CD’s Yield 3.5% – Plants Yield 400%
My mother explained it to me carefully: I should give her my newly earned $5.00 and we would open a savings account for me. In nine years (double my age at that time!) it would “grow” and I could use it for college.
She said it several times as she drove me to the bank and had me sign my official “Young Savers Club Passbook”.
“But, Mommy”, I wailed as we left the bank, “I don’t want it to grow for the future! I want to buy ice cream now!”
With age, we begin to see that saving money now can yield a big payoff in the future. We put our money into savings accounts, CD’s and Treasury notes so that they will fund our retirement or our children’s college tuition. These days, though, interest rates are in the low single digits.
That’s why I felt so good when I looked under my sweet smelling viburnum and found four vigorous sprouts that had appeared since last fall. They were promptly dug up and distributed to friends!
The hosta turned out the same way: I divided one big clump into four smaller clumps and put them along a path in the back yard.
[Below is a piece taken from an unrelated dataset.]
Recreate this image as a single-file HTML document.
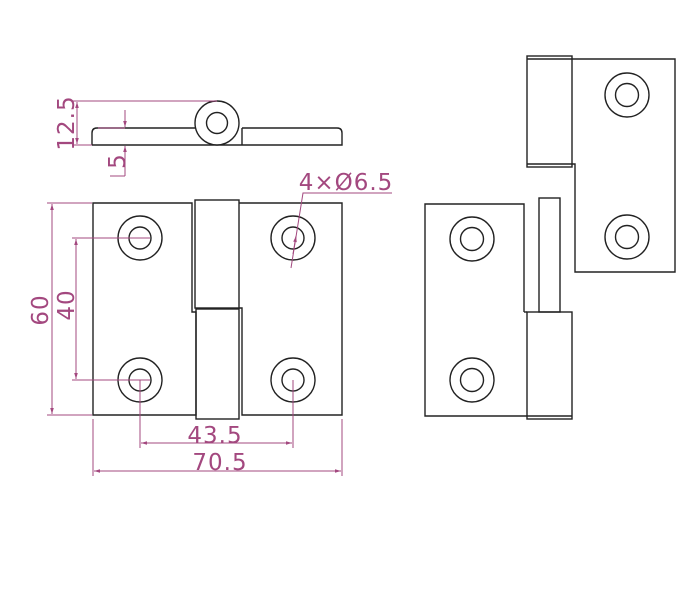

Each small clump will develop big leaves this summer and I’ll be able to divide them again in a few years.
I can barely keep ahead of the monkey grass (liriope). I dug up a big ball of foliage and roots and washed the soil from them as best I could. I truly believe that I could have gotten a hundred plants from that one clump! I didn’t really need that many so I divided the ball into eight sections with a sharp shovel and planted them all at the back of a fern bed.
The “Homestead Purple” Verbena that I planted last spring has rooted the branches all around the mother plant. It is already blooming now but I carefully scooped the soil and roots under several rooted branches and put each one in a six inch pot. They will stay in the shade under an apple tree for a month until they are ready to be planted back in the sun.